Cuatro hechos han llamado la atención por encima de otros en los últimos festejos venteños: la depreciación del valor de la lidia, el aumento de la tasación del toreo épico, cuanto más dramático mejor, la recuperación de la figura del torero chulo rescatada por Cayetano, y el olvido de Jiménez Fortes para “coger” una sustitución.
Los últimos festejos celebrados en el madrileño ciclo de San Isidro han dejado varias escenas merecedoras de análisis. Algunas, sin duda, marcan los nuevos gustos de la afición, directrices hacia las que irá orientándose lenta pero firmemente la tauromaquia. Me refiero a la postergación de la lidia y a la cotización al alza de la épica. Son factores que deberían ir de la mano pero que, visto lo visto sobre el albero venteño, parecen disociados por el público.
Lidiar un toro peligroso que no permite que se le toree “a la moderna” es cuestión de ciencia y de mucho valor. Muletear sobre las piernas a un animal con ansia de buscar presa y no tela es sinónimo de poderío bizarro y gallardo que siempre fue valorado entre los aficionados más entendidos. Recuerdo de forma imborrable el cuerpo a cuerpo de Esplá y una alimaña de Victorino después de que el astado le pegase una voltereta al alicantino que, enrabietado, sacó todo su pundonor y raza para acabar pudiéndole en dos tandas agitadas y revueltas pero de una vibración y una emoción insuperables. Dos tandas que le valieron, no sólo el respeto y la admiración de los tendidos, sino ser considerado uno de los máximos triunfadores de aquella feria isidril en la que ocurrió.

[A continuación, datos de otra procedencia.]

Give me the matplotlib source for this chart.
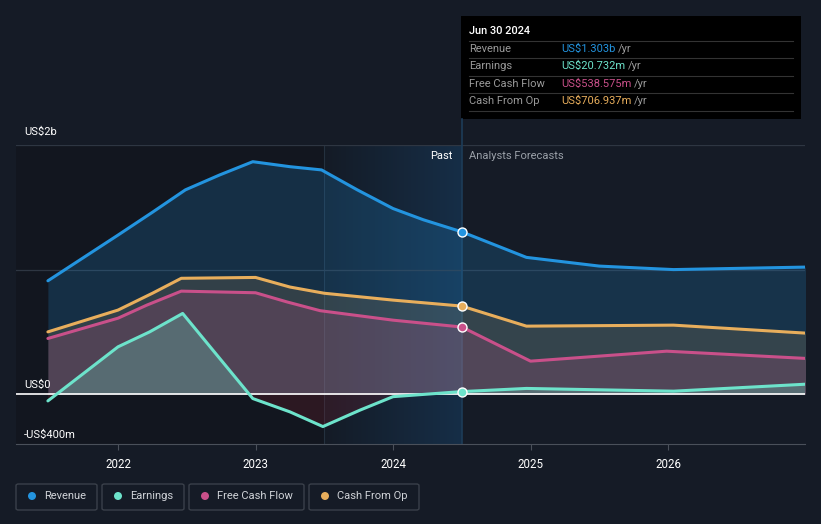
import matplotlib
matplotlib.use("Agg")
import matplotlib.pyplot as plt
import matplotlib.patches as patches
import numpy as np

plt.rcParams['font.family'] = ['Roboto', 'DejaVu Sans']

# data (US$ billions)
rev_x = [2021.49, 2022.0, 2022.25, 2022.49, 2022.74, 2022.98, 2023.25, 2023.48, 2023.74, 2024.0, 2024.22, 2024.5, 2024.97, 2025.5, 2026.04, 2027.0]
rev_y = [0.91, 1.277, 1.46, 1.64, 1.76, 1.866, 1.826, 1.80, 1.64, 1.49, 1.40, 1.303, 1.098, 1.028, 1.0, 1.02]

earn_x = [2021.49, 2022.0, 2022.23, 2022.47, 2022.69, 2022.98, 2023.25, 2023.49, 2023.76, 2024.0, 2024.5, 2024.97, 2026.04, 2027.0]
earn_y = [-0.054, 0.38, 0.50, 0.648, 0.353, -0.035, -0.142, -0.26, -0.128, -0.02, 0.0207, 0.046, 0.024, 0.08]

fcf_x = [2021.49, 2022.0, 2022.21, 2022.46, 2023.0, 2023.23, 2023.47, 2024.0, 2024.5, 2025.0, 2025.99, 2027.0]
fcf_y = [0.447, 0.61, 0.715, 0.827, 0.814, 0.74, 0.67, 0.594, 0.539, 0.265, 0.345, 0.287]

cfo_x = [2021.49, 2022.0, 2022.25, 2022.46, 2023.0, 2023.25, 2023.5, 2024.0, 2024.5, 2024.97, 2026.04, 2027.0]
cfo_y = [0.50, 0.675, 0.81, 0.93, 0.937, 0.86, 0.81, 0.755, 0.707, 0.546, 0.554, 0.49]

year_ticks = [2022, 2023, 2024, 2025, 2026]
names = ["Revenue", "Earnings", "Free Cash Flow", "Cash From Op"]
tip_values = ["US$1.303b", "US$20.732m", "US$538.575m", "US$706.937m"]
now = 2024.5
past_start = 2023.5

BG = "#151b26"
C_REV = "#2394df"
C_EARN = "#6de3cb"
C_FCF = "#c9508a"
C_CFO = "#e8ae5c"
FS = 8

fig = plt.figure(figsize=(8.21, 5.24), dpi=100, facecolor=BG)
W, H = 821, 524
ax = fig.add_axes([16 / W, (H - 444) / H, (805 - 16) / W, (444 - 145) / H])
ax.set_facecolor(BG)
x0, x1 = 2021.258, 2026.996
ax.set_xlim(x0, x1)
ax.set_ylim(-0.4, 2.0)

# darker area before the past band
ax.axvspan(x0, past_start, color="#12161f", zorder=0, lw=0)
# past band gradient
grad = np.linspace(0, 1, 200).reshape(1, -1)
cmap = matplotlib.colors.LinearSegmentedColormap.from_list("g", ["#141b26", "#162e47"])
ax.imshow(grad, extent=[past_start, now, -0.4, 2.0], aspect="auto", cmap=cmap, zorder=0.5)
ax.axvline(past_start, color="#24313f", lw=0.8, zorder=0.6)

# grid lines
for gy in [1.0, 2.0]:
    ax.axhline(gy, color="#2e3642", lw=0.9, zorder=1)

series = [
    (rev_x, rev_y, C_REV, 0.2),
    (cfo_x, cfo_y, C_CFO, 0.14),
    (fcf_x, fcf_y, C_FCF, 0.2),
    (earn_x, earn_y, C_EARN, 0.25),
]
for xs, ys, c, a in series:
    ys_arr = np.array(ys)
    ax.fill_between(xs, ys, 0, where=ys_arr >= 0, interpolate=True, color=c, alpha=a, lw=0, zorder=2)
ey = np.array(earn_y)
ax.fill_between(earn_x, earn_y, 0, where=ey < 0, interpolate=True, color="#8a2030", alpha=0.22, lw=0, zorder=2)

for xs, ys, c, a in series:
    ax.plot(xs, ys, color=c, lw=2.2, zorder=4, solid_capstyle="round", solid_joinstyle="round")
    i = xs.index(now)
    ax.scatter([now], [ys[i]], s=42, color=c, edgecolor="white", linewidth=1.0, zorder=6)

ax.axhline(0, color="white", lw=1.2, zorder=3)
ax.axvline(now, color="#1d3c58", lw=1.2, zorder=1)

for s in ax.spines.values():
    s.set_visible(False)
ax.spines["bottom"].set_visible(True)
ax.spines["bottom"].set_color("#4a505a")
ax.set_yticks([])
ax.set_xticks(year_ticks)
ax.set_xticklabels([str(y) for y in year_ticks], color="white", fontsize=8.3)
ax.tick_params(axis="x", colors="#4a505a", length=4, labelcolor="white", pad=6)

# y labels
ax.text(2021.316, 0.035, "US$0", color="white", fontsize=FS, va="bottom", zorder=7)
ax.text(2021.316, -0.365, "-US$400m", color="white", fontsize=FS, va="bottom", zorder=7)
fig.text(24 / W, 1 - 132 / H, "US$2b", color="white", fontsize=FS, va="center")

ax.text(now - 0.065, 1.915, "Past", color="white", fontsize=FS, ha="right", va="center", zorder=7)
ax.text(now + 0.055, 1.915, "Analysts Forecasts", color="#9aa0a8", fontsize=FS, ha="left", va="center", zorder=7)

# vertical line up to the tooltip
fig.add_artist(plt.Line2D([461.5 / W, 461.5 / W], [1 - 145 / H, 1 - 119 / H], color="#1d3c58", lw=1.2))

# tooltip box
fig.add_artist(patches.Rectangle((461 / W, 1 - 119 / H), 340 / W, 103 / H, facecolor="black", edgecolor="none"))
fig.text(469 / W, 1 - 31 / H, "Jun 30 2024", color="white", fontsize=7.9, fontweight="medium", va="center")
rows_y = [49, 66, 84, 101]
line_y = [41, 58, 76, 93, 111]
for ly in line_y:
    fig.add_artist(plt.Line2D([469 / W, 793 / W], [1 - ly / H, 1 - ly / H], color="#333333", lw=0.8))
for name, val, c, ry in zip(names, tip_values, [C_REV, C_EARN, C_FCF, C_CFO], rows_y):
    fig.text(469 / W, 1 - ry / H, name, color="#9a9a9a", fontsize=FS, va="center")
    t = fig.text(561 / W, 1 - ry / H, val, color=c, fontsize=FS, va="center")
    fig.canvas.draw()
    bb = t.get_window_extent()
    fig.text(bb.x1 / W + 3 / W, 1 - ry / H, "/yr", color="#9a9a9a", fontsize=FS, va="center")

# legend boxes
boxes = [(16, 97), (102, 184), (189, 304), (309, 419)]
for (bx0, bx1), name, c in zip(boxes, names, [C_REV, C_EARN, C_FCF, C_CFO]):
    fig.add_artist(patches.FancyBboxPatch((bx0 / W, 1 - 510 / H), (bx1 - bx0) / W, 26 / H,
                                          boxstyle="round,pad=0,rounding_size=0.003",
                                          facecolor="none", edgecolor="#3a404a", lw=1.0))
    fig.add_artist(patches.Ellipse(((bx0 + 16) / W, 1 - 496 / H), 8 / W, 8 / H, transform=fig.transFigure,
                                   facecolor=c, edgecolor="none"))
    fig.text((bx0 + 28) / W, 1 - 496 / H, name, color="#d0d3d8", fontsize=FS, va="center")

fig.savefig("out.png", dpi=100, facecolor=BG)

Este año y sobre el mismo albero, Enrique Ponce lidió con maestría un ejemplar cabreado de Garcigrande. Un arrimón de incuestionable mérito. Una muestra de autoridad al alcance de muy pocos. Una evidencia de su carácter, de su inconformismo, de su afán de autosuperación. Actitud de chaval nuevo y hambriento que quiere ser figura a toda costa, y todo a pesar de que este chaval lleva 28 años en la cima y ya lo ha conseguido todo. Se la jugó el valenciano. Lo hizo perfecto, pero pocos le echaron la cuenta que aquel órdago merecía. Será que ya no queda nadie de quienes en su día valoraron a Esplá.

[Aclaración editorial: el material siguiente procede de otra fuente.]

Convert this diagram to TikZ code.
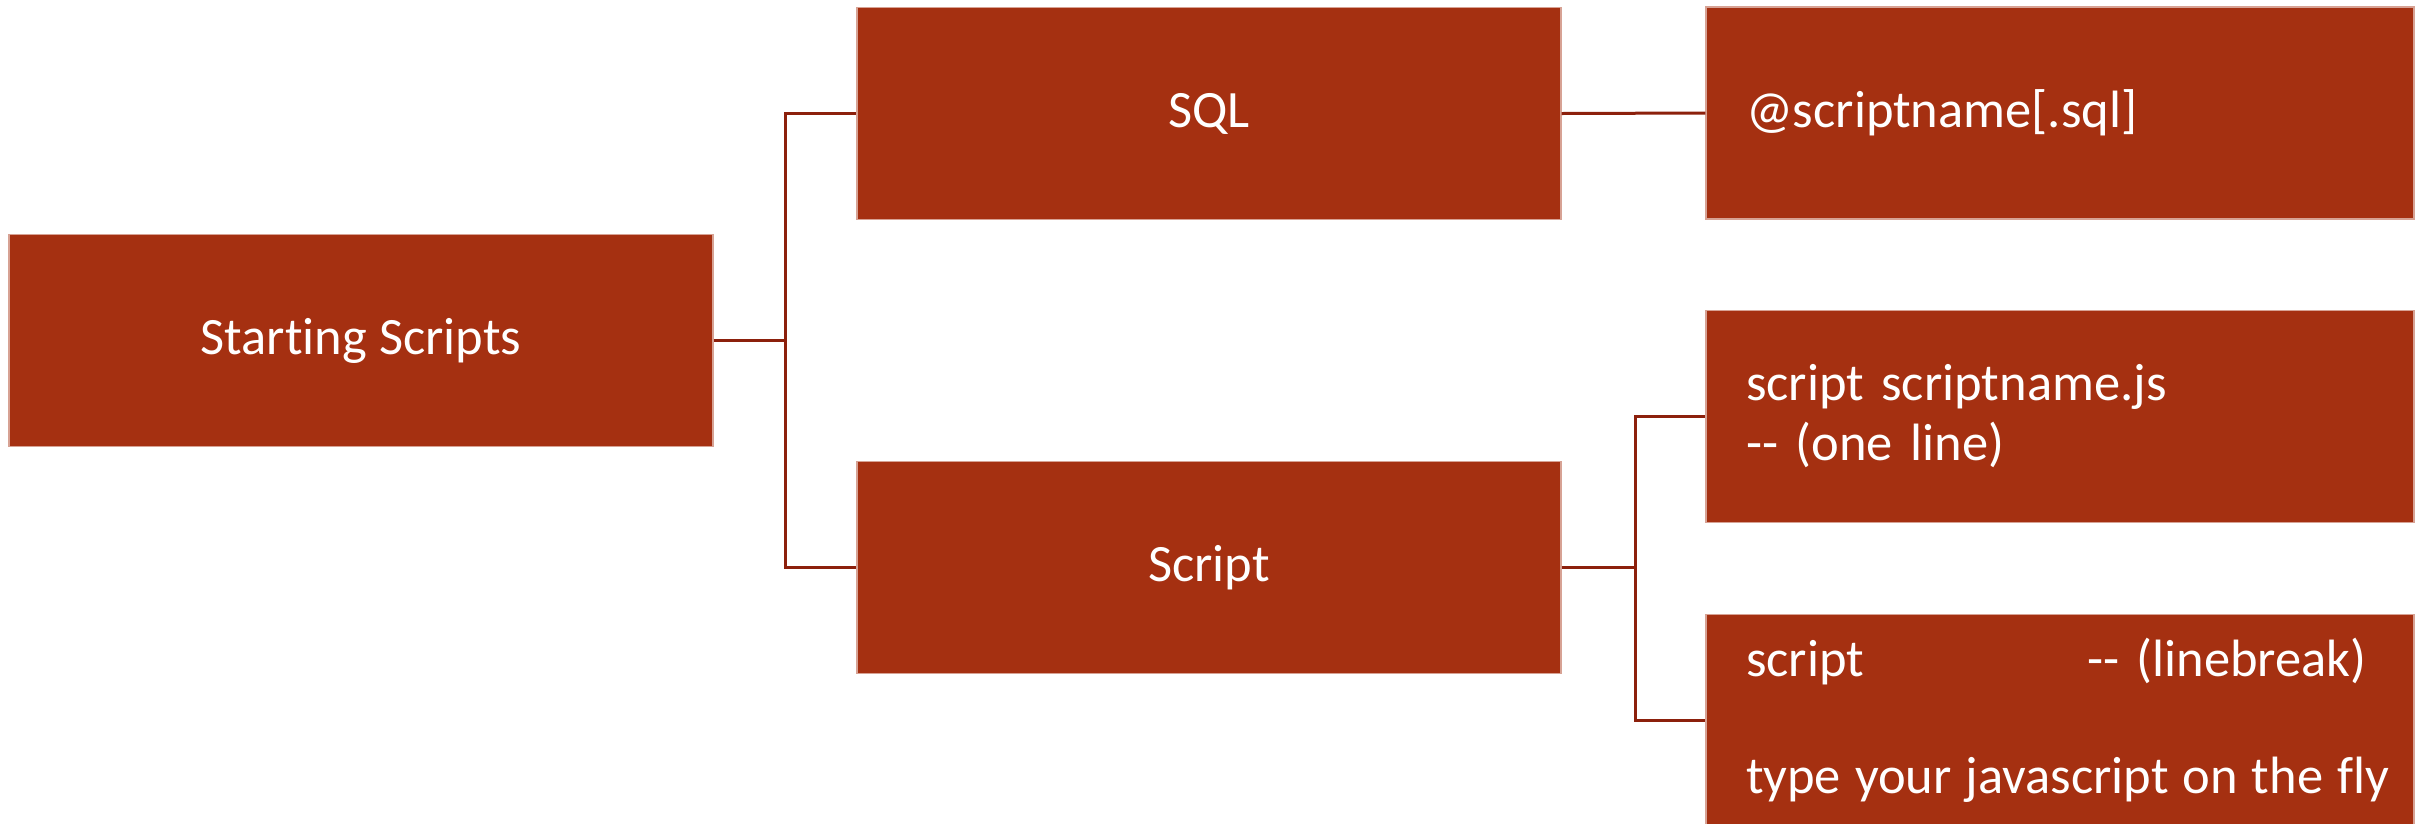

Por el contrario suma enteros la tasación de otro tipo de épica. El drama incrementa su apreciación. La faena que le valió las dos orejas a Castella la misma tarde de la lidia de Ponce lo corrobora. Que los dos apéndices fuesen un premio merecido no quita para entender que sufrir una cogida espeluznante y volver a la cara del toro –como fue el caso– obtiene una valoración extra. No se le puede restar crédito a tal circunstancia, todo lo contrario, el valor siempre tuvo y debe tener la máxima consideración. Sin embargo el actual auge del importe que está adquiriendo la heroicidad hace pensar que una inconsciente actitud suicida puede menoscabar el auténtico mérito que significa torear bien, templando, mandando y ligando.
Otro suceso digno de mención fue la chulería de Cayetano al ir a recibir de manos del alguacilillo la oreja que le había sido concedida. Escuchando la patente división de opiniones en los tendidos, el matador esperó paciente a que acallaran los pitos para recoger el apéndice. La actitud podría parecer provocadora, pero quien se juega la vida sin trampa ni cartón se lo puede permitir después de haber protagonizado una faena de premio y, además, si luego es capaz de marcharse a recibir a su siguiente antagonista a portagayola. Olé los toreros machos. Viva la diversidad. Fuera la monotonía. Adiós a lo políticamente correcto cuando uno está tan de verdad como lo estuvo Cayetano. El toreo nunca puede resultar un encefalograma plano de besos y abrazos en los patios de cuadrillas, de no entrar al quite para no molestar al compañero, de labores y composturas tan inmaculadas como asépticas que pronto perecen en el olvido. Cayetano en Madrid nos devolvió la esencia del torero macho ante la cara del toro y fuera de ella.
Y por último, otro hecho que merece una reflexión autocrítica es precisamente uno que no se ha producido: la contratación de Jiménez Fortes en una sustitución. El torero malagueño se jugó literalmente la vida en la cuarta del abono. En su quehacer hubo épica y lírica, drama y toreo, valor y pundonor. Emoción a raudales. Olvidarse de él es una injusticia mayúscula, una inmoralidad con el torero y una deslealtad a la tauromaquia. Posiblemente se le tendrá en cuenta en un futuro. Pero si había alguien legitimado para coger una sustitución dentro de San Isidro ese era Jiménez Fortes. Si se pretende que el toreo continúe siendo esa actividad en la que los contratos se ganan en los ruedos, no pueden suceder menosprecios de este tipo. La Fiesta seguirá evolucionando según marquen los nuevos gustos, pero nunca debe favorecer los desencantos.